How do you make an uneven wedding party look balanced?

The fix is presentation, not headcount. In the processional, the extra attendant can walk solo, or one person can escort two — a groomsman with two bridesmaids reads as charming and considered. At the altar, arrange the party in a semicircle around the couple rather than two rigid rows, which dissolves the asymmetry entirely. In the portraits, angling the couple slightly inward toward the maid of honor and best man makes the lineup symmetrical around the couple rather than the camera. Inside Weddings notes that introducing the party at the head table before toasts also keeps the count from ever registering with guests.

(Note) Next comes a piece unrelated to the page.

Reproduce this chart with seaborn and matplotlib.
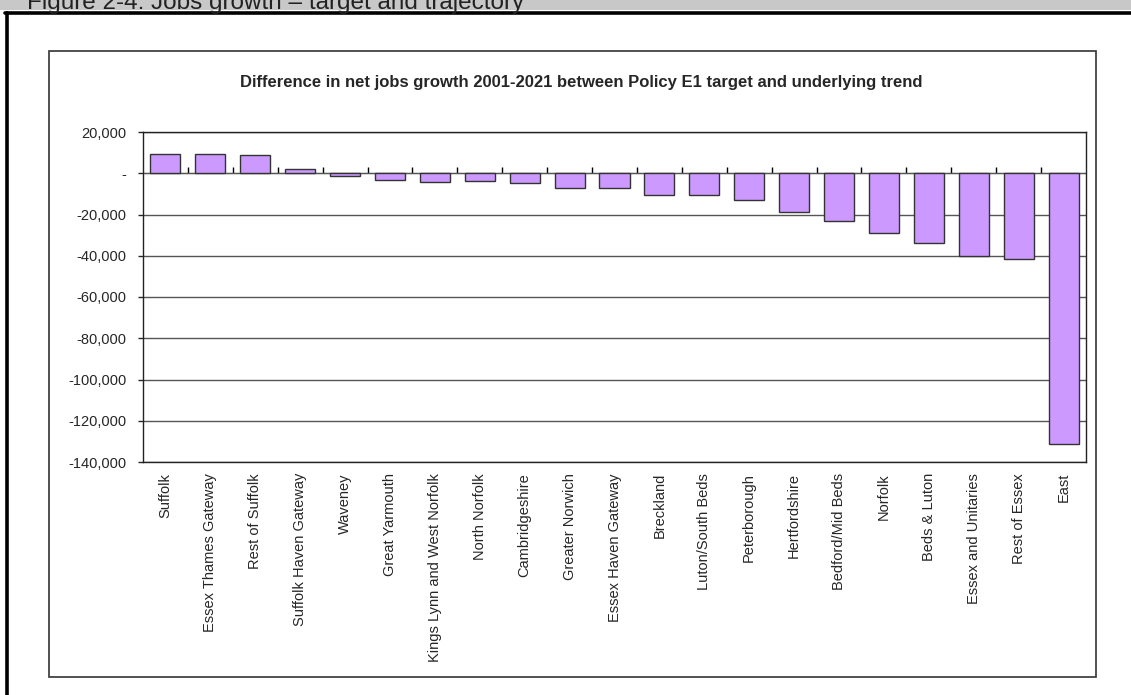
import matplotlib
matplotlib.use('Agg')
import matplotlib.pyplot as plt
import matplotlib.ticker as mticker
from matplotlib.patches import Rectangle
from matplotlib.lines import Line2D
import seaborn as sns

areas = ['Suffolk', 'Essex Thames Gateway', 'Rest of Suffolk', 'Suffolk Haven Gateway',
         'Waveney', 'Great Yarmouth', 'Kings Lynn and West Norfolk', 'North Norfolk',
         'Cambridgeshire', 'Greater Norwich', 'Essex Haven Gateway', 'Breckland',
         'Luton/South Beds', 'Peterborough', 'Hertfordshire', 'Bedford/Mid Beds',
         'Norfolk', 'Beds & Luton', 'Essex and Unitaries', 'Rest of Essex', 'East']
difference = [9200, 9200, 8700, 2300, -1100, -3400, -4000, -3900, -4500, -7100,
              -7100, -10500, -10500, -13100, -19000, -23100, -29000, -34000,
              -40000, -41600, -131400]
y_ticks = list(range(-140000, 20001, 20000))

title = 'Difference in net jobs growth 2001-2021 between Policy E1 target and underlying trend'
caption = 'Figure 2-4: Jobs growth \u2013 target and trajectory'

sns.set_style('white')
plt.rcParams['font.family'] = ['Liberation Sans', 'DejaVu Sans']

W, H = 1131, 695
fig = plt.figure(figsize=(W / 100, H / 100), dpi=100)

# page furniture: grey caption band (caption runs off the top edge), thick frame, chart box
fig.add_artist(Rectangle((0, 1 - 10 / H), 1, 10 / H, transform=fig.transFigure,
                         facecolor='#c8c8c8', edgecolor='none'))
fig.text(27 / W, 1 - 8.5 / H, caption, fontsize=17.5, va='baseline', ha='left', color='#222222')
fig.add_artist(Line2D([5 / W, 1], [1 - 12.5 / H] * 2, transform=fig.transFigure,
                      color='black', lw=2.6))
fig.add_artist(Line2D([7 / W] * 2, [0, 1 - 12.5 / H], transform=fig.transFigure,
                      color='black', lw=2.6))
fig.add_artist(Rectangle((49 / W, 1 - 677 / H), (1096 - 49) / W, (677 - 51) / H,
                         transform=fig.transFigure, fill=False, edgecolor='#333333', lw=1.2))
fig.text(581 / W, 1 - 82 / H, title, fontsize=12, fontweight='bold', ha='center', va='center')

ax = fig.add_axes([143 / W, 1 - 462 / H, (1086 - 143) / W, (462 - 132) / H])
sns.barplot(x=areas, y=difference, color='#CC99FF', edgecolor='#333333',
            linewidth=1, width=0.67, saturation=1, ax=ax, zorder=3)

ax.set_ylim(y_ticks[0], y_ticks[-1])
ax.set_xlim(-0.5, len(areas) - 0.5)
ax.set_yticks(y_ticks)
ax.yaxis.set_major_formatter(mticker.FuncFormatter(lambda v, p: '-' if v == 0 else f'{v:,.0f}'))
ax.yaxis.grid(True, color='#555555', lw=1)
ax.set_axisbelow(True)
for s in ax.spines.values():
    s.set_visible(True)
    s.set_color('#222222')
    s.set_linewidth(1)
ax.tick_params(axis='y', left=True, length=3.6, width=1, direction='out', labelsize=10.5, pad=8.5)
ax.tick_params(axis='x', bottom=False, length=0, labelsize=10.5, pad=8, labelrotation=90)
ax.set_xlabel('')
ax.set_ylabel('')

# category axis line crosses at zero, with tick marks between categories
zero_pos = (0 - y_ticks[0]) / (y_ticks[-1] - y_ticks[0])
sec = ax.secondary_xaxis(zero_pos)
sec.set_xticks([i + 0.5 for i in range(len(areas) - 1)])
sec.set_xticklabels([])
sec.tick_params(direction='out', length=4, width=1, color='black')
sec.spines['bottom'].set_color('black')
sec.spines['bottom'].set_linewidth(1.2)

fig.savefig('out.png', dpi=100)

Can you have just one groomsman or only a best man?

Absolutely. At an elopement, a micro-wedding, or any celebration under roughly fifty guests, a single best man is entirely appropriate and often the most graceful choice. A lone attendant at his side reads as deliberate and intimate, not sparse, and it sidesteps the cost and coordination that each additional groomsman carries. If your partner is keeping her side small too, one attendant each keeps the proportions clean. The number should follow the scale and tone of your day rather than any obligation to fill a row, and a party of one on each side photographs beautifully at a small venue.

When should you decide how many groomsmen to have?

Lock in the number before he asks anyone. Issuing an invitation to stand and then rescinding it is one of the few genuinely hurtful wedding-party missteps, so the count should be settled first. Decide the size together as a couple, loosely coordinating the two sides without forcing a match, then confirm your venue and guest count before extending any invitations. Keep in mind that every addition scales the downstream commitments — attire, groomsmen gifts, the bachelor party, getting-ready space, and boutonnieres all grow with the number, which is part of why the four-to-six band stays so popular.